Figure scripts:
============================================================
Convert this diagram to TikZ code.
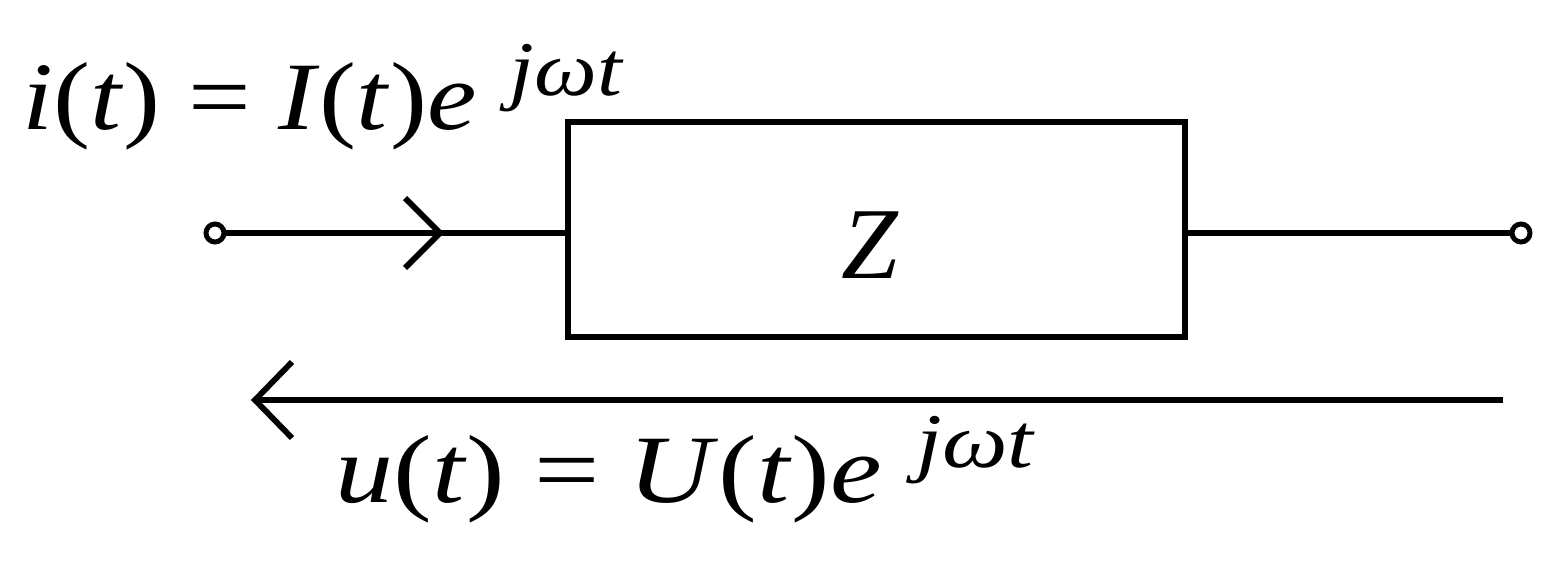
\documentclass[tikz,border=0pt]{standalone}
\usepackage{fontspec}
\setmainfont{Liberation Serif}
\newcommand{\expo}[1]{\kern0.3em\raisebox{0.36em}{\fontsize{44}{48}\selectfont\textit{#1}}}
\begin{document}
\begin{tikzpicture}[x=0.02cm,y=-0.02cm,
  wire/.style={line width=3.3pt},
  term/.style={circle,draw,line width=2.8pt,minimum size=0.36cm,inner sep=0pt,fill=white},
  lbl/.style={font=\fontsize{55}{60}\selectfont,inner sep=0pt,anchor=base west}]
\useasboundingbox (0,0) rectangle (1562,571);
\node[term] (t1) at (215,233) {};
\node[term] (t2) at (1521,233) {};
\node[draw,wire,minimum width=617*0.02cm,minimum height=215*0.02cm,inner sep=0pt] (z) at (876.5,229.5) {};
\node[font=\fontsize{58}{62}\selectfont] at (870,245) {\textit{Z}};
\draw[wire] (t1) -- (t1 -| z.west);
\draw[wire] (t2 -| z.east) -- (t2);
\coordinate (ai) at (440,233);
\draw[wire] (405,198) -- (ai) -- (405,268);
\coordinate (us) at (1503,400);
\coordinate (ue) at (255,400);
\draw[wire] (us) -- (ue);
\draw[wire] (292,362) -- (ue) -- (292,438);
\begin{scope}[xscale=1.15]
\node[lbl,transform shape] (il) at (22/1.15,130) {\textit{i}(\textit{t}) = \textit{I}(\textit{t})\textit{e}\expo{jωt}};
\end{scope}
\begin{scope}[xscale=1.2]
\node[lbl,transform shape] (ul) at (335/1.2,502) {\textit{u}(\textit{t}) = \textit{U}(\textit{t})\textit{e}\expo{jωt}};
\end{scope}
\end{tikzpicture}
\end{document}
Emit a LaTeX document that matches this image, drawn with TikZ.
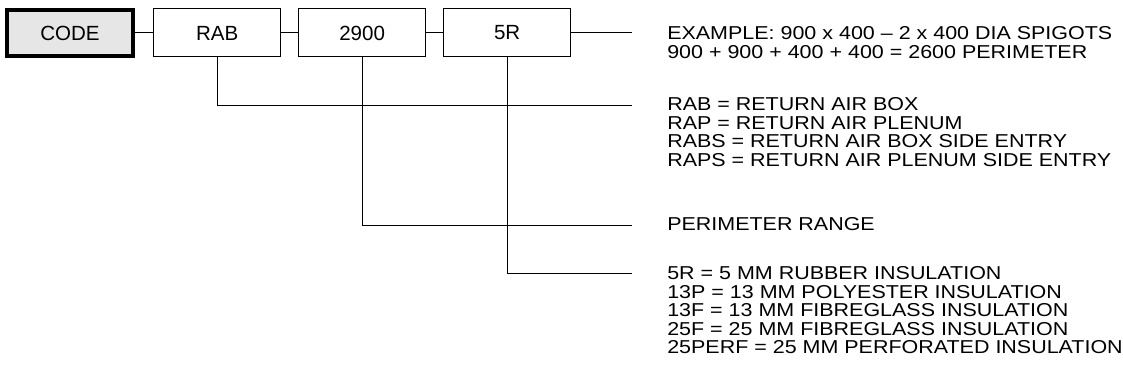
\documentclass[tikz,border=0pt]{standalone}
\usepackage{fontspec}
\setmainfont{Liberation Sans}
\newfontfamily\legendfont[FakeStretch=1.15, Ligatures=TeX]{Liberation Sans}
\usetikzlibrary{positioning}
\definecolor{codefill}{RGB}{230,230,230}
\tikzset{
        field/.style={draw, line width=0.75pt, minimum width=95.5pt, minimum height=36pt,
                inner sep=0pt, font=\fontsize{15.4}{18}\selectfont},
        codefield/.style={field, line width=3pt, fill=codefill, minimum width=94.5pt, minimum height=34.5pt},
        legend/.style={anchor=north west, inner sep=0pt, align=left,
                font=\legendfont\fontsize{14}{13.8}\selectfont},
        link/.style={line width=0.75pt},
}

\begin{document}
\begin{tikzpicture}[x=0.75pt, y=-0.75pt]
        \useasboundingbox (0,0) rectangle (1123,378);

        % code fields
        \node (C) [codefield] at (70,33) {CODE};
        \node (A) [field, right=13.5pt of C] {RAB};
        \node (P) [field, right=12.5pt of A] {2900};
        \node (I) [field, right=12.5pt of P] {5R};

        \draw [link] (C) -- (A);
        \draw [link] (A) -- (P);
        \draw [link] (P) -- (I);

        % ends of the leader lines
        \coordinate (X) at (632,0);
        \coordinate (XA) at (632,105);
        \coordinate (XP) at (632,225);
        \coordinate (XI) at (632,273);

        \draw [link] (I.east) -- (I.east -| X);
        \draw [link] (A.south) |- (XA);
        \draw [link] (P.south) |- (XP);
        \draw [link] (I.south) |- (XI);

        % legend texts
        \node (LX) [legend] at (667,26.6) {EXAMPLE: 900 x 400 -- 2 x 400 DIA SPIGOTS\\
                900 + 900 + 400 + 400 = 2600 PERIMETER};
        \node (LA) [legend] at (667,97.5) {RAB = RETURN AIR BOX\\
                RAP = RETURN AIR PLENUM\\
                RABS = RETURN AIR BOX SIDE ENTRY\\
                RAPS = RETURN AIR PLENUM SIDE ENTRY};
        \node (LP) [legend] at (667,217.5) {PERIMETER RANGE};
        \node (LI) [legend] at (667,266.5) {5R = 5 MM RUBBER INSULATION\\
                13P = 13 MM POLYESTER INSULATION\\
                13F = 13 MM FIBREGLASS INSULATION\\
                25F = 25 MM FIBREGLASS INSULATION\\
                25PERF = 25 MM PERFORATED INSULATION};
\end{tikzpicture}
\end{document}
============================================================
### What is asked
Drop the images and quote the entries word for word.

### Result
Convert this diagram to TikZ code.
\documentclass[tikz,border=0pt]{standalone}
\usepackage{fontspec}
\setmainfont{Liberation Serif}
\newcommand{\expo}[1]{\kern0.3em\raisebox{0.36em}{\fontsize{44}{48}\selectfont\textit{#1}}}
\begin{document}
\begin{tikzpicture}[x=0.02cm,y=-0.02cm,
  wire/.style={line width=3.3pt},
  term/.style={circle,draw,line width=2.8pt,minimum size=0.36cm,inner sep=0pt,fill=white},
  lbl/.style={font=\fontsize{55}{60}\selectfont,inner sep=0pt,anchor=base west}]
\useasboundingbox (0,0) rectangle (1562,571);
\node[term] (t1) at (215,233) {};
\node[term] (t2) at (1521,233) {};
\node[draw,wire,minimum width=617*0.02cm,minimum height=215*0.02cm,inner sep=0pt] (z) at (876.5,229.5) {};
\node[font=\fontsize{58}{62}\selectfont] at (870,245) {\textit{Z}};
\draw[wire] (t1) -- (t1 -| z.west);
\draw[wire] (t2 -| z.east) -- (t2);
\coordinate (ai) at (440,233);
\draw[wire] (405,198) -- (ai) -- (405,268);
\coordinate (us) at (1503,400);
\coordinate (ue) at (255,400);
\draw[wire] (us) -- (ue);
\draw[wire] (292,362) -- (ue) -- (292,438);
\begin{scope}[xscale=1.15]
\node[lbl,transform shape] (il) at (22/1.15,130) {\textit{i}(\textit{t}) = \textit{I}(\textit{t})\textit{e}\expo{jωt}};
\end{scope}
\begin{scope}[xscale=1.2]
\node[lbl,transform shape] (ul) at (335/1.2,502) {\textit{u}(\textit{t}) = \textit{U}(\textit{t})\textit{e}\expo{jωt}};
\end{scope}
\end{tikzpicture}
\end{document}
Emit a LaTeX document that matches this image, drawn with TikZ.
\documentclass[tikz,border=0pt]{standalone}
\usepackage{fontspec}
\setmainfont{Liberation Sans}
\newfontfamily\legendfont[FakeStretch=1.15, Ligatures=TeX]{Liberation Sans}
\usetikzlibrary{positioning}
\definecolor{codefill}{RGB}{230,230,230}
\tikzset{
        field/.style={draw, line width=0.75pt, minimum width=95.5pt, minimum height=36pt,
                inner sep=0pt, font=\fontsize{15.4}{18}\selectfont},
        codefield/.style={field, line width=3pt, fill=codefill, minimum width=94.5pt, minimum height=34.5pt},
        legend/.style={anchor=north west, inner sep=0pt, align=left,
                font=\legendfont\fontsize{14}{13.8}\selectfont},
        link/.style={line width=0.75pt},
}

\begin{document}
\begin{tikzpicture}[x=0.75pt, y=-0.75pt]
        \useasboundingbox (0,0) rectangle (1123,378);

        % code fields
        \node (C) [codefield] at (70,33) {CODE};
        \node (A) [field, right=13.5pt of C] {RAB};
        \node (P) [field, right=12.5pt of A] {2900};
        \node (I) [field, right=12.5pt of P] {5R};

        \draw [link] (C) -- (A);
        \draw [link] (A) -- (P);
        \draw [link] (P) -- (I);

        % ends of the leader lines
        \coordinate (X) at (632,0);
        \coordinate (XA) at (632,105);
        \coordinate (XP) at (632,225);
        \coordinate (XI) at (632,273);

        \draw [link] (I.east) -- (I.east -| X);
        \draw [link] (A.south) |- (XA);
        \draw [link] (P.south) |- (XP);
        \draw [link] (I.south) |- (XI);

        % legend texts
        \node (LX) [legend] at (667,26.6) {EXAMPLE: 900 x 400 -- 2 x 400 DIA SPIGOTS\\
                900 + 900 + 400 + 400 = 2600 PERIMETER};
        \node (LA) [legend] at (667,97.5) {RAB = RETURN AIR BOX\\
                RAP = RETURN AIR PLENUM\\
                RABS = RETURN AIR BOX SIDE ENTRY\\
                RAPS = RETURN AIR PLENUM SIDE ENTRY};
        \node (LP) [legend] at (667,217.5) {PERIMETER RANGE};
        \node (LI) [legend] at (667,266.5) {5R = 5 MM RUBBER INSULATION\\
                13P = 13 MM POLYESTER INSULATION\\
                13F = 13 MM FIBREGLASS INSULATION\\
                25F = 25 MM FIBREGLASS INSULATION\\
                25PERF = 25 MM PERFORATED INSULATION};
\end{tikzpicture}
\end{document}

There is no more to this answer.